Izbasa’s bars isn’t too bad. It scored a weak 13.15 out of a 5.5 D-score, but this was with a 0.2 deduction for having a C-dismount (double twist) rather than the required D. She can do a full twisting double back, and if she adds this back in it will add 0.3 to her total score. She’ll need to get this score up to at least a 14 to be valuable to Romania here. Could Izbasa be an all-around medal threat in London? Her bars will need to improve, but she will now likely be Romania’s second all-arounder behind Iordache. What a refreshing addition she’ll be to the Olympic all-around mix.
Youna Dufournet showed a new Jordyn Wieber-like opening sequence on bars. This wasn’t the best routine we’ve seen from Dufournet, but at least she is healthy. Her double layout was much improved – more stretched out than we’ve seen her do in the past.
Ponor’s DTY is strong, and I’ve wondered since last year if she’s capable of an Amanar. That would be HUGE for Romania, but time is running out. She and Iordache are likely the only two Romanians who are potentially capable of this 6.5 value vault.
Izbasa, on the other hand, is capable of at least a 6.1 vault, as we have seen from training videos. She recently showed a half-on, front layout with full turn off, and appeared to do it quite well. If she could land this well on a competition surface, it could be worth doing for Romania. They are quite far behind the U.S. on this event, and at least a little behind Russia as well.
I like Dufournet’s laid-out Podkopayeva because she waits before she completes the last half turn – you can actually seen quite a bit of front layout in there before she twists.
Ponor’s beam routine was stellar here, and she is looking more “fit” than ever. Last year she had an additional tumbling pass – a round-off to stretched layout – but it appears she has now straightened out the layout at the end of the Onodi-back handspring layout sequence, which last year was likely counted as piked. This is an important distinction, as the layout is worth an E element. This routine had a 6.3 D-score, and if she adds the full-in dismount back in, it will have a super 6.5. She’s a definite Olympic medal contender here.

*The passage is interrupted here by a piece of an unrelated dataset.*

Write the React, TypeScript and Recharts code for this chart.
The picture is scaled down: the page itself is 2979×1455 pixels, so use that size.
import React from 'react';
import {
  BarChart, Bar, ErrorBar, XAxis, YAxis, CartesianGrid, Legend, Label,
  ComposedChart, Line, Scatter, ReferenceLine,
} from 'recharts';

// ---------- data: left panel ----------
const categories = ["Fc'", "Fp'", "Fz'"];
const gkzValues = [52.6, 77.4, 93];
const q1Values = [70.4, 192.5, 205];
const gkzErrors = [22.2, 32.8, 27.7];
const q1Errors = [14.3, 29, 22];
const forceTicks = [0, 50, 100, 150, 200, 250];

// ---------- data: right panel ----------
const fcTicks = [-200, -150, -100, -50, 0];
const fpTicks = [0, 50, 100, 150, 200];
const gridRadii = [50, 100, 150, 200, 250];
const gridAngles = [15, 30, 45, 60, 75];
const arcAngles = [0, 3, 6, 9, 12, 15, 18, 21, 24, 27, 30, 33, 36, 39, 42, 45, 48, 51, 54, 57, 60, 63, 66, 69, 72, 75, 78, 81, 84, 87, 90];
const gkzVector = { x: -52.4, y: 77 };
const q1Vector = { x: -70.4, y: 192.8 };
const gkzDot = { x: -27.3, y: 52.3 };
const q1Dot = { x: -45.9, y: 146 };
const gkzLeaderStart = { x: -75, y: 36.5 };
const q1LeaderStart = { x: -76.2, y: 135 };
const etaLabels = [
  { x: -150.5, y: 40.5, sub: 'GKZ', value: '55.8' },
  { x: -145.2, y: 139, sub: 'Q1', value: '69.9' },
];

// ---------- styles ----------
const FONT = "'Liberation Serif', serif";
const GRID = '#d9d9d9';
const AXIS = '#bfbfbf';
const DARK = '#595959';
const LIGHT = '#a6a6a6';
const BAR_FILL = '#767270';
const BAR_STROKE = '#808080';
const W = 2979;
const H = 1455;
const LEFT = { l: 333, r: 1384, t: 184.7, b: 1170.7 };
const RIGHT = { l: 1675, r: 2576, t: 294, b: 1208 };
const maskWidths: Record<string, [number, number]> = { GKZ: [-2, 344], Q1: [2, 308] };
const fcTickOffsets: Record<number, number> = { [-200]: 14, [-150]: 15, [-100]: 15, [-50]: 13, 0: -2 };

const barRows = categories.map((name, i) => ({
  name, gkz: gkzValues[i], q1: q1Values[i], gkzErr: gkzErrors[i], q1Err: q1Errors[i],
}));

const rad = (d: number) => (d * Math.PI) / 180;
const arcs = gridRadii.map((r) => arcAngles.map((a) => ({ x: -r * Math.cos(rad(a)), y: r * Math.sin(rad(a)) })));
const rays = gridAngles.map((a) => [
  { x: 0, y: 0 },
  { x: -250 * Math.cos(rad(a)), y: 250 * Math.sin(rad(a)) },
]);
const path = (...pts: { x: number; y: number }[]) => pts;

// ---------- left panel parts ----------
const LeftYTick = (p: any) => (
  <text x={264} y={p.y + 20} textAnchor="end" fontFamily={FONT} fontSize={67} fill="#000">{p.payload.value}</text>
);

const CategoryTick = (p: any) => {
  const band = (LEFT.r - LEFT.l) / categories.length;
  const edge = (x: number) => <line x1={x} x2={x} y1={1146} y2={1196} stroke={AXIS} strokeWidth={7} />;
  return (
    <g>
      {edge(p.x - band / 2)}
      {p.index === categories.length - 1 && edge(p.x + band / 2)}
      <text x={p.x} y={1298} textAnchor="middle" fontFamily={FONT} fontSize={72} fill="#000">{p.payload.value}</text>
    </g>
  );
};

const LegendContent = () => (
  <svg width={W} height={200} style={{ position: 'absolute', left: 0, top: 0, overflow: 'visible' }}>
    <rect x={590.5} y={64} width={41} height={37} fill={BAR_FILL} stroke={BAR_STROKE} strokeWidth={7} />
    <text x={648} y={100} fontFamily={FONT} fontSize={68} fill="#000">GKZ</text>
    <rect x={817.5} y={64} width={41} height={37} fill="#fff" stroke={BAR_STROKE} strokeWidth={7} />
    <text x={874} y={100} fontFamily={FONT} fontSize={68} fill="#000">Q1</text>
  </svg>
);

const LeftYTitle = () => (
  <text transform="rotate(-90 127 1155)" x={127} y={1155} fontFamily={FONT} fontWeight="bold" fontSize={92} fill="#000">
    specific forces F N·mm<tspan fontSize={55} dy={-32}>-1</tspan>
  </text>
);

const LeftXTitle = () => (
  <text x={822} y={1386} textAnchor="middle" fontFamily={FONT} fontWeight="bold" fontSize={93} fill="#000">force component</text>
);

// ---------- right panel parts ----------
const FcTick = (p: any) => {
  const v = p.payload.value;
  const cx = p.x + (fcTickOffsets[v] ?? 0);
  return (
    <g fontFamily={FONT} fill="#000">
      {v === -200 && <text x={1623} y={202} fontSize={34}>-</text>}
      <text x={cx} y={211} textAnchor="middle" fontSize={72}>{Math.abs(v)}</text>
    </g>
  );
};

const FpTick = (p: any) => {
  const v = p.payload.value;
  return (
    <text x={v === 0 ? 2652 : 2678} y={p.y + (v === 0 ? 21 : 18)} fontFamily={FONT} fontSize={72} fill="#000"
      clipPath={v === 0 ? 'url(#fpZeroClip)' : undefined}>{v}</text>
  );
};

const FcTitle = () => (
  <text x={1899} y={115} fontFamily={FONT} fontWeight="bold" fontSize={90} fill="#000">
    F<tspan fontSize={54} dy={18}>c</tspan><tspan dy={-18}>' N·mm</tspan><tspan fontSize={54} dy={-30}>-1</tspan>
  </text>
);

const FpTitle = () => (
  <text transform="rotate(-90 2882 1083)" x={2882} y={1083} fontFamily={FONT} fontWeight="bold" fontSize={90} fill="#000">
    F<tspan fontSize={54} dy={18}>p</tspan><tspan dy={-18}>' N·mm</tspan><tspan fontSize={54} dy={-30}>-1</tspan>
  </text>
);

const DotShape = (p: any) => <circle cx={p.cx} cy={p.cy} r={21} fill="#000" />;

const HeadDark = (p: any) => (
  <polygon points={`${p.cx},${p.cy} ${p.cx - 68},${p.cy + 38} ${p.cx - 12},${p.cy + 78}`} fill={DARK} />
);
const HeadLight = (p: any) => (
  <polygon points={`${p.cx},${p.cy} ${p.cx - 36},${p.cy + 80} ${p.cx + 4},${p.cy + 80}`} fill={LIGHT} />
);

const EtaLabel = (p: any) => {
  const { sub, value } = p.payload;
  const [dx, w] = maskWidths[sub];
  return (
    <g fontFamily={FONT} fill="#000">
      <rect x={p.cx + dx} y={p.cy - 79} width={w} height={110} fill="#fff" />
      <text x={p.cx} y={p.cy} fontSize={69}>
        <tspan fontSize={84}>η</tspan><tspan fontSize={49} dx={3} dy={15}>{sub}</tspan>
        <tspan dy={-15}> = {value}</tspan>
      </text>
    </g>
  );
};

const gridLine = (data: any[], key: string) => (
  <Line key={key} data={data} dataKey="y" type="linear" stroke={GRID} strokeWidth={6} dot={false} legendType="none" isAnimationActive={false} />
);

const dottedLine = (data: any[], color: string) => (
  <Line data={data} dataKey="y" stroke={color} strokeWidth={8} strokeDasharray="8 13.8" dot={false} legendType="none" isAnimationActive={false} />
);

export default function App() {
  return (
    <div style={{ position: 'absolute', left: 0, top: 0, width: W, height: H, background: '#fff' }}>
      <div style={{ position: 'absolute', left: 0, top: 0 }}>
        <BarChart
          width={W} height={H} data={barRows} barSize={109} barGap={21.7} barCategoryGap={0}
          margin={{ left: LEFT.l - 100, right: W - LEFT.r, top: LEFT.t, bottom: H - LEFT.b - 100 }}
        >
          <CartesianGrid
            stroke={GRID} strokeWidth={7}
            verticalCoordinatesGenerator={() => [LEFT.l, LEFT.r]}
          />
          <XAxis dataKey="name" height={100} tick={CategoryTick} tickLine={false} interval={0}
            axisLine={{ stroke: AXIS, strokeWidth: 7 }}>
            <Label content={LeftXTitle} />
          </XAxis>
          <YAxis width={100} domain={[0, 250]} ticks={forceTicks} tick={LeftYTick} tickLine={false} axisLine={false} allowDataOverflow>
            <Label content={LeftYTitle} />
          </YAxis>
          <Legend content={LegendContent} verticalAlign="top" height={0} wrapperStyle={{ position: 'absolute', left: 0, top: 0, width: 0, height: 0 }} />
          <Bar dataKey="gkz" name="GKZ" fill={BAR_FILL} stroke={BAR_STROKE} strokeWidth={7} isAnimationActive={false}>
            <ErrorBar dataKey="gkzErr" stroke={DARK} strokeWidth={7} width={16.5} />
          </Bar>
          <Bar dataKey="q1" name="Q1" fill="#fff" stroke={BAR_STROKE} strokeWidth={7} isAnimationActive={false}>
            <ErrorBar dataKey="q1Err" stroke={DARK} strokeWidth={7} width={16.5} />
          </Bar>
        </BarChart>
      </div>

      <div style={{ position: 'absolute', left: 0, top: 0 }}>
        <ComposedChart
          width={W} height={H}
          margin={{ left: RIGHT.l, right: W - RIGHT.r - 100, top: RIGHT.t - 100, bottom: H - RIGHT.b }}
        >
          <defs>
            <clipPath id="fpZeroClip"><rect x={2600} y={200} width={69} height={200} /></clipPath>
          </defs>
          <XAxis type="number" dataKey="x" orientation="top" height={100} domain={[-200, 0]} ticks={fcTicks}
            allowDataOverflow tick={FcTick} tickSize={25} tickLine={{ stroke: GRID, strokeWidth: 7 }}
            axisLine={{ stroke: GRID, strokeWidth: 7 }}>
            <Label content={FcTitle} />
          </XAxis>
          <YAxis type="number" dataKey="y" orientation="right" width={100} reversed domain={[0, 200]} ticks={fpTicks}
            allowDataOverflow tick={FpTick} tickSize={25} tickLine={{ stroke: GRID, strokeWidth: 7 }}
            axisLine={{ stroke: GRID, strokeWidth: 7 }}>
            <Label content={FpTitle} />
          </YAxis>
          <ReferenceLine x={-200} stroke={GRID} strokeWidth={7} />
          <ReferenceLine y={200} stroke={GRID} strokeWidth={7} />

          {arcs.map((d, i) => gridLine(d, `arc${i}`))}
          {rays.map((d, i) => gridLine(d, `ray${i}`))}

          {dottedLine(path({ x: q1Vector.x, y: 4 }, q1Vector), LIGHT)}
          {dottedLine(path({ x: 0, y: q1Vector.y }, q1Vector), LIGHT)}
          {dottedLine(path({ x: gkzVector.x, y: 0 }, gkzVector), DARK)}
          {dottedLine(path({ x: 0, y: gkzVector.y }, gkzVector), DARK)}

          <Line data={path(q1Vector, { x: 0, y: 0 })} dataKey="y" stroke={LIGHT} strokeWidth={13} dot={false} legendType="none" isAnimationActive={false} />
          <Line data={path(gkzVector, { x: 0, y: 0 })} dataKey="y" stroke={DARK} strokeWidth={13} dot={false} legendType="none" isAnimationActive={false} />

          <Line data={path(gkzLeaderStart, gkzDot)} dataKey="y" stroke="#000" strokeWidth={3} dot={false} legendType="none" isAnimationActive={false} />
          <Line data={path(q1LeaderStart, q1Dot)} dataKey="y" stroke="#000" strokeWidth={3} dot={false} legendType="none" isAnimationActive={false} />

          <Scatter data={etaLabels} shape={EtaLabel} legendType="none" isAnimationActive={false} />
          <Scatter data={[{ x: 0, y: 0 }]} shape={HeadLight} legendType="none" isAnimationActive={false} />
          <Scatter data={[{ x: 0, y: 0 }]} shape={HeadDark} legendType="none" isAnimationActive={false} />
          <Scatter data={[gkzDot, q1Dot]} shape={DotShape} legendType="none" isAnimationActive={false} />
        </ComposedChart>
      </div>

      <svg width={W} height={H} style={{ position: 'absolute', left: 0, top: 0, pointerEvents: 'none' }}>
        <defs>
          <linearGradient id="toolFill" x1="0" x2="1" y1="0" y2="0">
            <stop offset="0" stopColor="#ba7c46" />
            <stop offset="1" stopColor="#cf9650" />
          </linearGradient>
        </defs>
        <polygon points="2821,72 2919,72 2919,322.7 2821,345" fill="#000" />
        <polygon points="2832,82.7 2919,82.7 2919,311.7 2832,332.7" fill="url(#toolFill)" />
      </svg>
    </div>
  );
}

Iordache is an absolute firecracker on floor. This is brand new music and choreography, and it works so well for her – one of the best Romanian dancers in years. Her double-double lifts her into a new class on this event and is huge for both her all-around chances and Romania’s team medal potential. She is one of the “lightest” gymnasts I have ever seen, in both the tumbling and in the dance. Her triple turn was actually spectacular – if she turns it into a quad she’ll gain two more tenths in difficulty (from 6.1 to 6.3). I’d say she’s now an Olympic medal contender on floor as well.
Romania’s team total here, counting three gymnasts per event, was a 175.2, which equates with an average of 14.6 across all four events. Although I know it’s a different competition, just for a reference, this score would have placed them third at least year’s worlds – ahead of the Chinese and just 0.129 behind the Russians.
Although Romania still has work to do on bars, I think they’re back in it – at least in the hunt for the Olympic team bronze medal. With Iordache’s upgrades, Izbasa’s return, and Ponor still looking world class, you’d have to think this team is AT LEAST as good as China, if not better. They are still a couple of bigger vaults and bigger bars scores away from challenging the U.S. and Russia, but this weekend’s competition had to have given them a great deal of confidence. Perhaps Iordache, Izbasa, and Ponor have some more tricks to reveal over the next couple of months, and perhaps this team can squeak out a couple more 14’s on bars. They may not be the front runners for gold in London, but rest assured, they don’t plan on leaving without any medals this time.